- Given entries:
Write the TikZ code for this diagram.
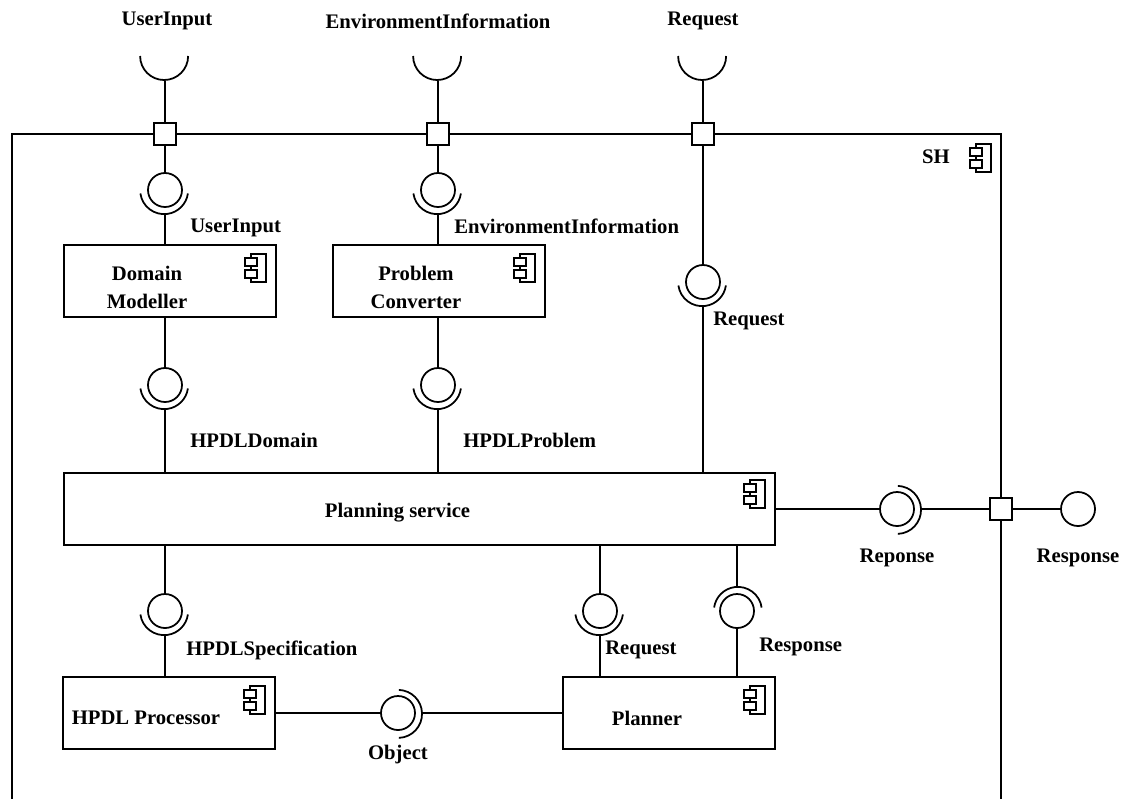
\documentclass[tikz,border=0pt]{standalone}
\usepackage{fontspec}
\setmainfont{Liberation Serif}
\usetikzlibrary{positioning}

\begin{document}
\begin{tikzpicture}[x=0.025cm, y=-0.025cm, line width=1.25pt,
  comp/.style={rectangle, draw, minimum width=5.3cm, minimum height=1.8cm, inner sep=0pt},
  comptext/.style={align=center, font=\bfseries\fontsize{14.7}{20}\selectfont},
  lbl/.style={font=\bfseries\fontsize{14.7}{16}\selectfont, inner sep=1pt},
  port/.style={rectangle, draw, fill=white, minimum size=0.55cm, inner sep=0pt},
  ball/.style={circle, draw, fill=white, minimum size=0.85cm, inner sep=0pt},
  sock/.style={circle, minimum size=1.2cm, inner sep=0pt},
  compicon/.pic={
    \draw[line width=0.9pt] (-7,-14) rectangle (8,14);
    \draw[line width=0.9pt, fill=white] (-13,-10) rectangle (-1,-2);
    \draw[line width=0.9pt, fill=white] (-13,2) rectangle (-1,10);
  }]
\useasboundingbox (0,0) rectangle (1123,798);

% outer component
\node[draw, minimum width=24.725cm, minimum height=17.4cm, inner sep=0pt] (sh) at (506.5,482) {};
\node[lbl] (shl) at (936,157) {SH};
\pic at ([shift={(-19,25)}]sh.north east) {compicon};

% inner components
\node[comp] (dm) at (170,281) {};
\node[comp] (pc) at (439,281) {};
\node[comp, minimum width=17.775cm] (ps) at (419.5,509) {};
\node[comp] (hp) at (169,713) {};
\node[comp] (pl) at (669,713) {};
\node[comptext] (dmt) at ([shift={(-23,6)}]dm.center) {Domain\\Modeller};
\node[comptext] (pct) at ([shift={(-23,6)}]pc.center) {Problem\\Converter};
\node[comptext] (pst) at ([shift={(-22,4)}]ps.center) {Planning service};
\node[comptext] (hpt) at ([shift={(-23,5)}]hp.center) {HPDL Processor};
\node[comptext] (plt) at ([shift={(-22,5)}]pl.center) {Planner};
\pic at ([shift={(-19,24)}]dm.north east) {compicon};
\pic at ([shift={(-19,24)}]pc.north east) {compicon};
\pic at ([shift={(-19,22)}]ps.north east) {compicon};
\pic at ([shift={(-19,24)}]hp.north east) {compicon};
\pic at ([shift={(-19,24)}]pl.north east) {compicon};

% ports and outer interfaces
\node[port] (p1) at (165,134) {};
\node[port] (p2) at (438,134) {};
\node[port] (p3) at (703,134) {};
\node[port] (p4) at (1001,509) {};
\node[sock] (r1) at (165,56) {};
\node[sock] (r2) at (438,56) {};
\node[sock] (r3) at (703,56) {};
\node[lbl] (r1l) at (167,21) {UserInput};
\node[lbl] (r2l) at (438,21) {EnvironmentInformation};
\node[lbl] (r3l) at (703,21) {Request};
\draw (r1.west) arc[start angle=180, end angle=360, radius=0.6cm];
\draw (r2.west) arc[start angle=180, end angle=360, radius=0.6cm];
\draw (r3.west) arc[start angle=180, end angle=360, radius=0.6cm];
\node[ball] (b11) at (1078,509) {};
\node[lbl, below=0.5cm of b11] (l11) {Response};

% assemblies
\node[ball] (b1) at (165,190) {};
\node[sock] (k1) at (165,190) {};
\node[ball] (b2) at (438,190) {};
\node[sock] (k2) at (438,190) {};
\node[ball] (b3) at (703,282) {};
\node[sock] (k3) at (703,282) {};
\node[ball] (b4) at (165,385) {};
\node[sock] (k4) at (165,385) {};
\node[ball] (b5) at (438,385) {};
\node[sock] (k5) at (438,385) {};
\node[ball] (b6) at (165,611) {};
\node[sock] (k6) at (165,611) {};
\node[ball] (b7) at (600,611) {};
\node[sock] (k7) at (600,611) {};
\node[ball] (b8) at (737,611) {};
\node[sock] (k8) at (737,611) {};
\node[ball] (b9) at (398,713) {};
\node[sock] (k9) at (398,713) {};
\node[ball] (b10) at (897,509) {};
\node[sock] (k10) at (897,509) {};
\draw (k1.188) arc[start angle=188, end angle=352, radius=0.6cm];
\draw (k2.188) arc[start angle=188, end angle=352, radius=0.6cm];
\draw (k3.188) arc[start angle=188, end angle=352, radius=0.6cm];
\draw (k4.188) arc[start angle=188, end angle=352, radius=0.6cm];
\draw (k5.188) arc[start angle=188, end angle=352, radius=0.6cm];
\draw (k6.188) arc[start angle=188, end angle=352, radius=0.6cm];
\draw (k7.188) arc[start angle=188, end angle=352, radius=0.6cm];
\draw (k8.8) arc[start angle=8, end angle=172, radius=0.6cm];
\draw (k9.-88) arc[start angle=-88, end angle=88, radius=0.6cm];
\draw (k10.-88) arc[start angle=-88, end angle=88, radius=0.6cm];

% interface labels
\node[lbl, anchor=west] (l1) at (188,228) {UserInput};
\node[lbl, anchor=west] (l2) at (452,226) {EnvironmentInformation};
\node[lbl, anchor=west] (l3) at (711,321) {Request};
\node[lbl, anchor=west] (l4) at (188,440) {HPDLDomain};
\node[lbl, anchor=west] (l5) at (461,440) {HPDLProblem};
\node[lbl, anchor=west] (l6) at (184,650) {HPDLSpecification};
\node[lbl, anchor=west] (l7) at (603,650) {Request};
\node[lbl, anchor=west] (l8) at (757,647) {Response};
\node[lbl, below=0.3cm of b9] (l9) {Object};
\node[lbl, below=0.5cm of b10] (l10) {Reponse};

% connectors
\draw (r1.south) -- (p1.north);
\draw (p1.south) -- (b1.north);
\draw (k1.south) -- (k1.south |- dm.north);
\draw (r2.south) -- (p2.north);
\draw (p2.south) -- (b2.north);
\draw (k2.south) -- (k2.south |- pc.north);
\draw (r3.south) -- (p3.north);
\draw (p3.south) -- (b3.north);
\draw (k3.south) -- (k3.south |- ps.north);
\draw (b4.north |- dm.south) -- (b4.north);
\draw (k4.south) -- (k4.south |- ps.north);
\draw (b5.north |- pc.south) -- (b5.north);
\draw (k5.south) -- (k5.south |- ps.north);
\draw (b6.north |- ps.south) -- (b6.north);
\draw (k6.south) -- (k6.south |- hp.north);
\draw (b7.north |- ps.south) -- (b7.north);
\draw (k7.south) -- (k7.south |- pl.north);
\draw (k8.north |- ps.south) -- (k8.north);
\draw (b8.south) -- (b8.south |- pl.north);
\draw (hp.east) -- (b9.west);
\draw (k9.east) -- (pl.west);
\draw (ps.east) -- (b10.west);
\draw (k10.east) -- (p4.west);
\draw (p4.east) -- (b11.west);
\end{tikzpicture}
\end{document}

==

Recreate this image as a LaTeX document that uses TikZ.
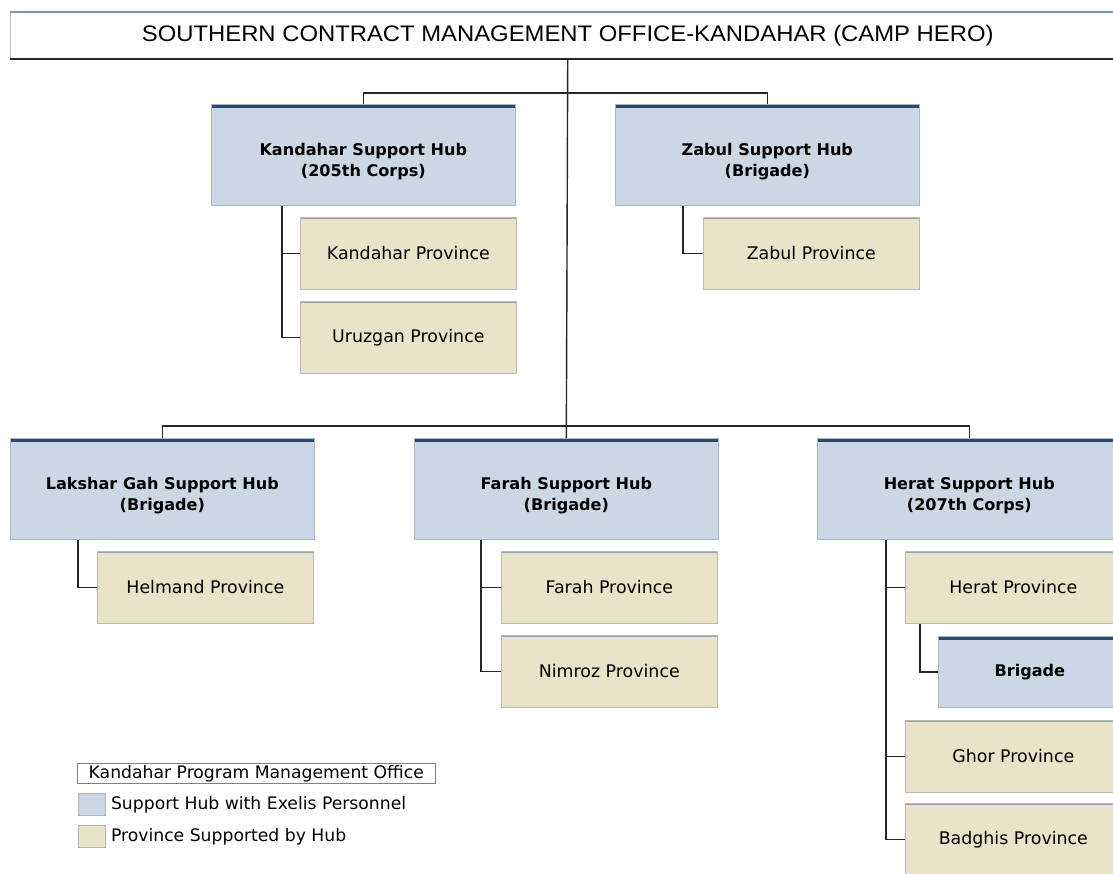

- What the exercise asks:
Look through the data above. Each line containing the word "this" needs to be copied.

- Written answer:
Write the TikZ code for this diagram.
Recreate this image as a LaTeX document that uses TikZ.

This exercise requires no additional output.